Rather than reject our history we need to understand it—and understand the people who made it and why they made the decisions they made. We need to learn from them—good and bad—not turn away from them.

When we look back at tough years like 1786, we see that Madison and America’s other Founders didn’t give up on America because, as Madison put it The Federalist no. 39, they believed in “the capacity of mankind for self-government.” They believed that ordinary people could do extraordinary things if they never forgot the principles of self-government for which the Revolution was fought: equality, liberty, consent of the governed, and the rule of law. They believed that if the people were armed with the knowledge of these principles and the habit of deliberating and thinking for themselves, they were capable of governing themselves better than any prince or potentate could ever govern them.

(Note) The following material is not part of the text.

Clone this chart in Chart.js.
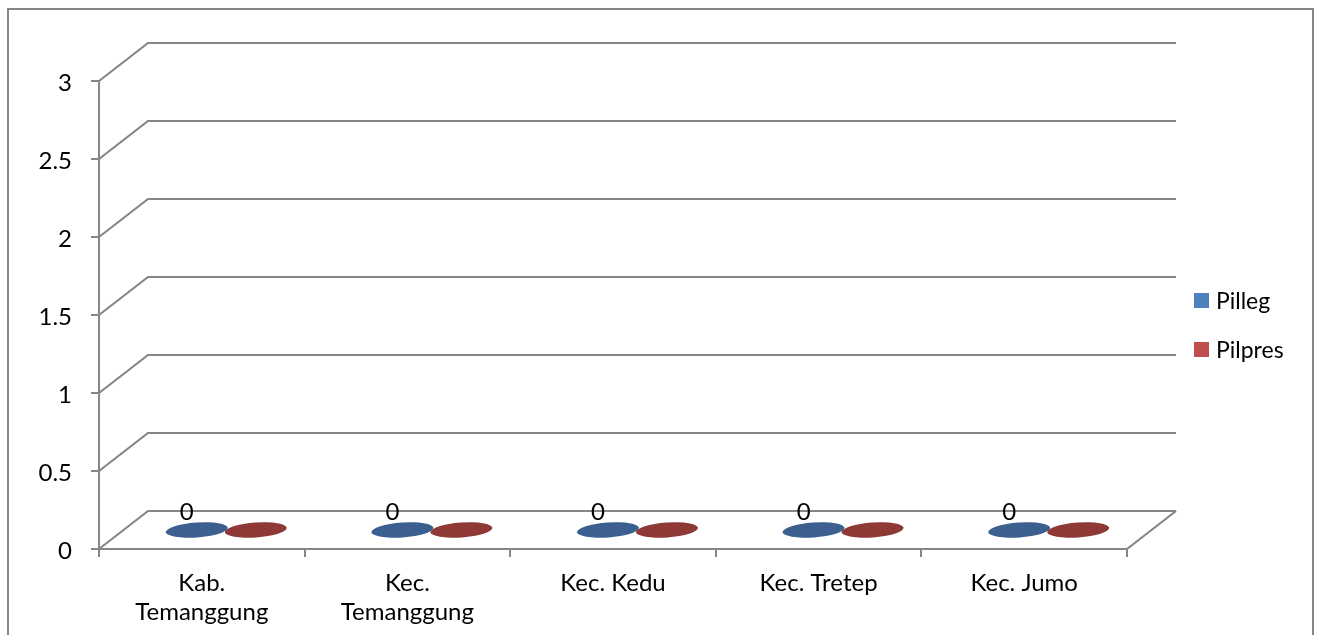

As bleak as things may have looked in 1786, we can’t forget what happened the next year, when Madison and 54 others met in Philadelphia to craft a new Constitution. For nearly three months, George Washington, president of the Constitutional Convention, presided over the debates from an armchair adorned at the top with a beautiful half sun.

The rising sun armchair that George Washington sat in during the Constitutional Convention.

As the convention proceeded, the delegates began to take note of the sun and pondered among themselves what exactly the sun was doing. It very easily could have be rising or setting; but which one was it?

At the end of the convention, when the final vote was taken and the Constitution was being sent to the states for ratification, James Madison reported Benjamin Franklin saying, “I have often looked at that behind the president without being able to tell whether it was rising or setting. But now I know that it is a rising sun.”

The Constitution wasn’t perfect, as even Madison admitted. But the creation of the Constitution should remind us that for every 1786, America has had a 1787. We the people have risen to every challenge and have continued the ongoing struggle to secure “the blessings of liberty to ourselves and our posterity.”

If we remember our history, we will do it again.